Written instruction: Write out the listing below exactly, and omit any images you find in it.

Information shown:
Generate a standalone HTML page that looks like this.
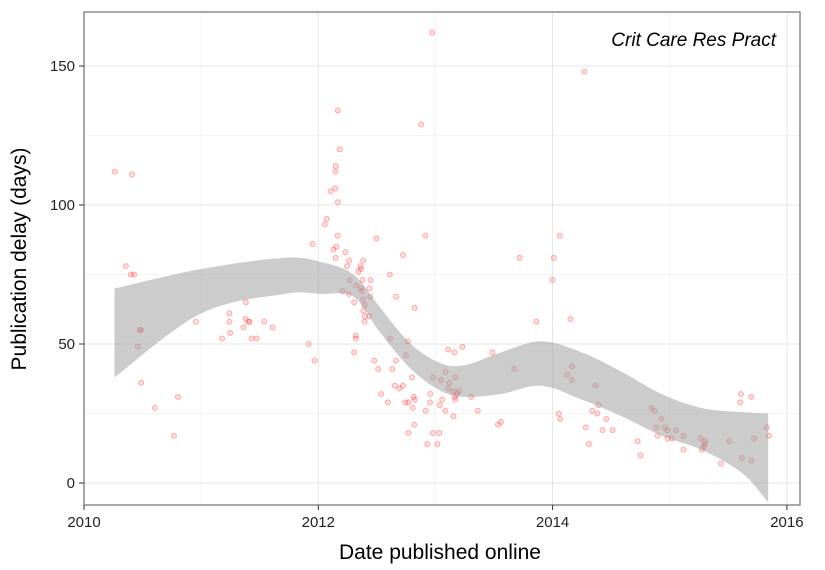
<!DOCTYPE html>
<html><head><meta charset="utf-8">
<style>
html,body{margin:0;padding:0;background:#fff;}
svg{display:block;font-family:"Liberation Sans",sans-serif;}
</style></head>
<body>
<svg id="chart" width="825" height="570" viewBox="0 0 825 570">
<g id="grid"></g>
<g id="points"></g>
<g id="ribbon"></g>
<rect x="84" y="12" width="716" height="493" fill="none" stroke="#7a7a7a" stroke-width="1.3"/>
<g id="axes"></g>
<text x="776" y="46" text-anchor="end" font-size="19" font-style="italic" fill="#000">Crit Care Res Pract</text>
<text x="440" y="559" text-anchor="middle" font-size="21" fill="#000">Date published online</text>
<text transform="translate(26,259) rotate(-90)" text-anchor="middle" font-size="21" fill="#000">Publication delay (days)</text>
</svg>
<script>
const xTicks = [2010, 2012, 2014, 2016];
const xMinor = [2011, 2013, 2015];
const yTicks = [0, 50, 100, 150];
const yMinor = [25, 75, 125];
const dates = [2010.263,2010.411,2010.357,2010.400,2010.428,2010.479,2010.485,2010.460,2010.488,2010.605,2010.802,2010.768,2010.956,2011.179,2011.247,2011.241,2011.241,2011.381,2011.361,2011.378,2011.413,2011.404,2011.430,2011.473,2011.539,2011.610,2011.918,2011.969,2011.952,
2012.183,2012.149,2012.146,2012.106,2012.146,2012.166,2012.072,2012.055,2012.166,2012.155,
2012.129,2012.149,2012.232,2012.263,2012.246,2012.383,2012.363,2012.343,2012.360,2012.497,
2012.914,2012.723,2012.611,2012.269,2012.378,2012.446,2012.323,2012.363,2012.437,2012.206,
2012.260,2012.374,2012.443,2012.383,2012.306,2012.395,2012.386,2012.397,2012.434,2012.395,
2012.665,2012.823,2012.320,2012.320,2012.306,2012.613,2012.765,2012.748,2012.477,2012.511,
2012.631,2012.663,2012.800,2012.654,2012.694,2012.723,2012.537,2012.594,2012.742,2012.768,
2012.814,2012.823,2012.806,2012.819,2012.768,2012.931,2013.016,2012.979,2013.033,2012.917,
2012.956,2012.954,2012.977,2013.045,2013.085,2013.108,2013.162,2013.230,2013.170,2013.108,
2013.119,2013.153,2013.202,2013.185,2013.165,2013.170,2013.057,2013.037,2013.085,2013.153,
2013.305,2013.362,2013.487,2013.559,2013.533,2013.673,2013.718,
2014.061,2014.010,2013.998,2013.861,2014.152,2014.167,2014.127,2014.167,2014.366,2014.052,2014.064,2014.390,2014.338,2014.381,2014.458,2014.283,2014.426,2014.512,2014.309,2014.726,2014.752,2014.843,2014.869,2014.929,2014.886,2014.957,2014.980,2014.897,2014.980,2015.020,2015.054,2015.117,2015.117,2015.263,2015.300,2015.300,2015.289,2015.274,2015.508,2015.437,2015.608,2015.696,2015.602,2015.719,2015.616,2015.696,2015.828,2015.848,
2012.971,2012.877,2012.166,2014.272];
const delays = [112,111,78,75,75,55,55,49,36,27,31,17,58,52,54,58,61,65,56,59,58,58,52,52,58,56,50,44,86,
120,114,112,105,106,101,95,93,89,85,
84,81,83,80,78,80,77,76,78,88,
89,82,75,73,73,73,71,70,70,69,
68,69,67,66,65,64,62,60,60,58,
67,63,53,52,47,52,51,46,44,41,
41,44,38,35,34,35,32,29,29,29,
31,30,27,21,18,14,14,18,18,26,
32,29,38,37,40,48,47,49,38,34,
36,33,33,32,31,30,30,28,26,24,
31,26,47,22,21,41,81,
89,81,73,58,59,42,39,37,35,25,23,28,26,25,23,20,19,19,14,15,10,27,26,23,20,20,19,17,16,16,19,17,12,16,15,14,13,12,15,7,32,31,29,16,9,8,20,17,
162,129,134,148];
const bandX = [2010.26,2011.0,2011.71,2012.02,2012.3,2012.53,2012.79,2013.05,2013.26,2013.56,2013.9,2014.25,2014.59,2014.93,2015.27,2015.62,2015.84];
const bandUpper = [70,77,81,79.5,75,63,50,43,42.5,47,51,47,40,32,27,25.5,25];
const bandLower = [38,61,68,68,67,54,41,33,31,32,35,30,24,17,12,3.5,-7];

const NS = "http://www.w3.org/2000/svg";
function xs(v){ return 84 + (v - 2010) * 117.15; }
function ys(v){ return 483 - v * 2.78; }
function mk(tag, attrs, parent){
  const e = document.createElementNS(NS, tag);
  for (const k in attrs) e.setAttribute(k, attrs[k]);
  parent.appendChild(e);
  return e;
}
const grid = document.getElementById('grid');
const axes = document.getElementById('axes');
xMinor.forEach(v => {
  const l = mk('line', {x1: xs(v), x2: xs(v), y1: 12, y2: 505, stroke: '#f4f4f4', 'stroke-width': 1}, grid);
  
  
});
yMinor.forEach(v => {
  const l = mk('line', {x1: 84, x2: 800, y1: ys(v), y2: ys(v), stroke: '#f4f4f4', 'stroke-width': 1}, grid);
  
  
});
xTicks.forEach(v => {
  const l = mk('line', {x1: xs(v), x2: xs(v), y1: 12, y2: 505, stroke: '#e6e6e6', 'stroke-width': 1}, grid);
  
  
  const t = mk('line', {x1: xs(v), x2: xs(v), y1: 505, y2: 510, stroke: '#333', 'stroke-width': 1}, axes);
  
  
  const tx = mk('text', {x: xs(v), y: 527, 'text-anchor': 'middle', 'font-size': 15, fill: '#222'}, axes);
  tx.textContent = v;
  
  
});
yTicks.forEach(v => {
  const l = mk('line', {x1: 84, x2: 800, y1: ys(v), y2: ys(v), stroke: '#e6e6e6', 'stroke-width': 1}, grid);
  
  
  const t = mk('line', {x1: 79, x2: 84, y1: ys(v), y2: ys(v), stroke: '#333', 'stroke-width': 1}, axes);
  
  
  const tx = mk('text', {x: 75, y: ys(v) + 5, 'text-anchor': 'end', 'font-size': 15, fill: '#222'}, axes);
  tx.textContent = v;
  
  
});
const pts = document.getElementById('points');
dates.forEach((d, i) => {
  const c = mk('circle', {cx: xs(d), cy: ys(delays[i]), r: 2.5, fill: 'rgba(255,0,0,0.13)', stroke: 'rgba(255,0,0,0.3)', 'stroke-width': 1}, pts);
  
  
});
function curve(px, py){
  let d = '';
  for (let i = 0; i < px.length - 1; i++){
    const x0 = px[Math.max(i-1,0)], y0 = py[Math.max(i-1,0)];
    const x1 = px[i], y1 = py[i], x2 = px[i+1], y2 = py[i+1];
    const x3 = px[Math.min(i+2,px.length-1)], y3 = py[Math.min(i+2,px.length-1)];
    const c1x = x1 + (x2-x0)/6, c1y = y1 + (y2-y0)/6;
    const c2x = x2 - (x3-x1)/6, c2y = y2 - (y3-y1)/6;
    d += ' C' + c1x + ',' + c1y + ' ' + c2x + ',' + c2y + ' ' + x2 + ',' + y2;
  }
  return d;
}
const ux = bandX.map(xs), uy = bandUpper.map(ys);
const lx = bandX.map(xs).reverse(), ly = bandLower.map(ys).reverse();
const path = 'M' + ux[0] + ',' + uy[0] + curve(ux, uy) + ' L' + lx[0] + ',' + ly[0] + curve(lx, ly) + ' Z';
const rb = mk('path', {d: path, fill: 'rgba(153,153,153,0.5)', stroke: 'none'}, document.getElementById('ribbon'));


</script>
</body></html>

Reply:
Generate a standalone HTML page that looks like this.
<!DOCTYPE html>
<html><head><meta charset="utf-8">
<style>
html,body{margin:0;padding:0;background:#fff;}
svg{display:block;font-family:"Liberation Sans",sans-serif;}
</style></head>
<body>
<svg id="chart" width="825" height="570" viewBox="0 0 825 570">
<g id="grid"></g>
<g id="points"></g>
<g id="ribbon"></g>
<rect x="84" y="12" width="716" height="493" fill="none" stroke="#7a7a7a" stroke-width="1.3"/>
<g id="axes"></g>
<text x="776" y="46" text-anchor="end" font-size="19" font-style="italic" fill="#000">Crit Care Res Pract</text>
<text x="440" y="559" text-anchor="middle" font-size="21" fill="#000">Date published online</text>
<text transform="translate(26,259) rotate(-90)" text-anchor="middle" font-size="21" fill="#000">Publication delay (days)</text>
</svg>
<script>
const xTicks = [2010, 2012, 2014, 2016];
const xMinor = [2011, 2013, 2015];
const yTicks = [0, 50, 100, 150];
const yMinor = [25, 75, 125];
const dates = [2010.263,2010.411,2010.357,2010.400,2010.428,2010.479,2010.485,2010.460,2010.488,2010.605,2010.802,2010.768,2010.956,2011.179,2011.247,2011.241,2011.241,2011.381,2011.361,2011.378,2011.413,2011.404,2011.430,2011.473,2011.539,2011.610,2011.918,2011.969,2011.952,
2012.183,2012.149,2012.146,2012.106,2012.146,2012.166,2012.072,2012.055,2012.166,2012.155,
2012.129,2012.149,2012.232,2012.263,2012.246,2012.383,2012.363,2012.343,2012.360,2012.497,
2012.914,2012.723,2012.611,2012.269,2012.378,2012.446,2012.323,2012.363,2012.437,2012.206,
2012.260,2012.374,2012.443,2012.383,2012.306,2012.395,2012.386,2012.397,2012.434,2012.395,
2012.665,2012.823,2012.320,2012.320,2012.306,2012.613,2012.765,2012.748,2012.477,2012.511,
2012.631,2012.663,2012.800,2012.654,2012.694,2012.723,2012.537,2012.594,2012.742,2012.768,
2012.814,2012.823,2012.806,2012.819,2012.768,2012.931,2013.016,2012.979,2013.033,2012.917,
2012.956,2012.954,2012.977,2013.045,2013.085,2013.108,2013.162,2013.230,2013.170,2013.108,
2013.119,2013.153,2013.202,2013.185,2013.165,2013.170,2013.057,2013.037,2013.085,2013.153,
2013.305,2013.362,2013.487,2013.559,2013.533,2013.673,2013.718,
2014.061,2014.010,2013.998,2013.861,2014.152,2014.167,2014.127,2014.167,2014.366,2014.052,2014.064,2014.390,2014.338,2014.381,2014.458,2014.283,2014.426,2014.512,2014.309,2014.726,2014.752,2014.843,2014.869,2014.929,2014.886,2014.957,2014.980,2014.897,2014.980,2015.020,2015.054,2015.117,2015.117,2015.263,2015.300,2015.300,2015.289,2015.274,2015.508,2015.437,2015.608,2015.696,2015.602,2015.719,2015.616,2015.696,2015.828,2015.848,
2012.971,2012.877,2012.166,2014.272];
const delays = [112,111,78,75,75,55,55,49,36,27,31,17,58,52,54,58,61,65,56,59,58,58,52,52,58,56,50,44,86,
120,114,112,105,106,101,95,93,89,85,
84,81,83,80,78,80,77,76,78,88,
89,82,75,73,73,73,71,70,70,69,
68,69,67,66,65,64,62,60,60,58,
67,63,53,52,47,52,51,46,44,41,
41,44,38,35,34,35,32,29,29,29,
31,30,27,21,18,14,14,18,18,26,
32,29,38,37,40,48,47,49,38,34,
36,33,33,32,31,30,30,28,26,24,
31,26,47,22,21,41,81,
89,81,73,58,59,42,39,37,35,25,23,28,26,25,23,20,19,19,14,15,10,27,26,23,20,20,19,17,16,16,19,17,12,16,15,14,13,12,15,7,32,31,29,16,9,8,20,17,
162,129,134,148];
const bandX = [2010.26,2011.0,2011.71,2012.02,2012.3,2012.53,2012.79,2013.05,2013.26,2013.56,2013.9,2014.25,2014.59,2014.93,2015.27,2015.62,2015.84];
const bandUpper = [70,77,81,79.5,75,63,50,43,42.5,47,51,47,40,32,27,25.5,25];
const bandLower = [38,61,68,68,67,54,41,33,31,32,35,30,24,17,12,3.5,-7];

const NS = "http://www.w3.org/2000/svg";
function xs(v){ return 84 + (v - 2010) * 117.15; }
function ys(v){ return 483 - v * 2.78; }
function mk(tag, attrs, parent){
  const e = document.createElementNS(NS, tag);
  for (const k in attrs) e.setAttribute(k, attrs[k]);
  parent.appendChild(e);
  return e;
}
const grid = document.getElementById('grid');
const axes = document.getElementById('axes');
xMinor.forEach(v => {
  const l = mk('line', {x1: xs(v), x2: xs(v), y1: 12, y2: 505, stroke: '#f4f4f4', 'stroke-width': 1}, grid);
  
  
});
yMinor.forEach(v => {
  const l = mk('line', {x1: 84, x2: 800, y1: ys(v), y2: ys(v), stroke: '#f4f4f4', 'stroke-width': 1}, grid);
  
  
});
xTicks.forEach(v => {
  const l = mk('line', {x1: xs(v), x2: xs(v), y1: 12, y2: 505, stroke: '#e6e6e6', 'stroke-width': 1}, grid);
  
  
  const t = mk('line', {x1: xs(v), x2: xs(v), y1: 505, y2: 510, stroke: '#333', 'stroke-width': 1}, axes);
  
  
  const tx = mk('text', {x: xs(v), y: 527, 'text-anchor': 'middle', 'font-size': 15, fill: '#222'}, axes);
  tx.textContent = v;
  
  
});
yTicks.forEach(v => {
  const l = mk('line', {x1: 84, x2: 800, y1: ys(v), y2: ys(v), stroke: '#e6e6e6', 'stroke-width': 1}, grid);
  
  
  const t = mk('line', {x1: 79, x2: 84, y1: ys(v), y2: ys(v), stroke: '#333', 'stroke-width': 1}, axes);
  
  
  const tx = mk('text', {x: 75, y: ys(v) + 5, 'text-anchor': 'end', 'font-size': 15, fill: '#222'}, axes);
  tx.textContent = v;
  
  
});
const pts = document.getElementById('points');
dates.forEach((d, i) => {
  const c = mk('circle', {cx: xs(d), cy: ys(delays[i]), r: 2.5, fill: 'rgba(255,0,0,0.13)', stroke: 'rgba(255,0,0,0.3)', 'stroke-width': 1}, pts);
  
  
});
function curve(px, py){
  let d = '';
  for (let i = 0; i < px.length - 1; i++){
    const x0 = px[Math.max(i-1,0)], y0 = py[Math.max(i-1,0)];
    const x1 = px[i], y1 = py[i], x2 = px[i+1], y2 = py[i+1];
    const x3 = px[Math.min(i+2,px.length-1)], y3 = py[Math.min(i+2,px.length-1)];
    const c1x = x1 + (x2-x0)/6, c1y = y1 + (y2-y0)/6;
    const c2x = x2 - (x3-x1)/6, c2y = y2 - (y3-y1)/6;
    d += ' C' + c1x + ',' + c1y + ' ' + c2x + ',' + c2y + ' ' + x2 + ',' + y2;
  }
  return d;
}
const ux = bandX.map(xs), uy = bandUpper.map(ys);
const lx = bandX.map(xs).reverse(), ly = bandLower.map(ys).reverse();
const path = 'M' + ux[0] + ',' + uy[0] + curve(ux, uy) + ' L' + lx[0] + ',' + ly[0] + curve(lx, ly) + ' Z';
const rb = mk('path', {d: path, fill: 'rgba(153,153,153,0.5)', stroke: 'none'}, document.getElementById('ribbon'));


</script>
</body></html>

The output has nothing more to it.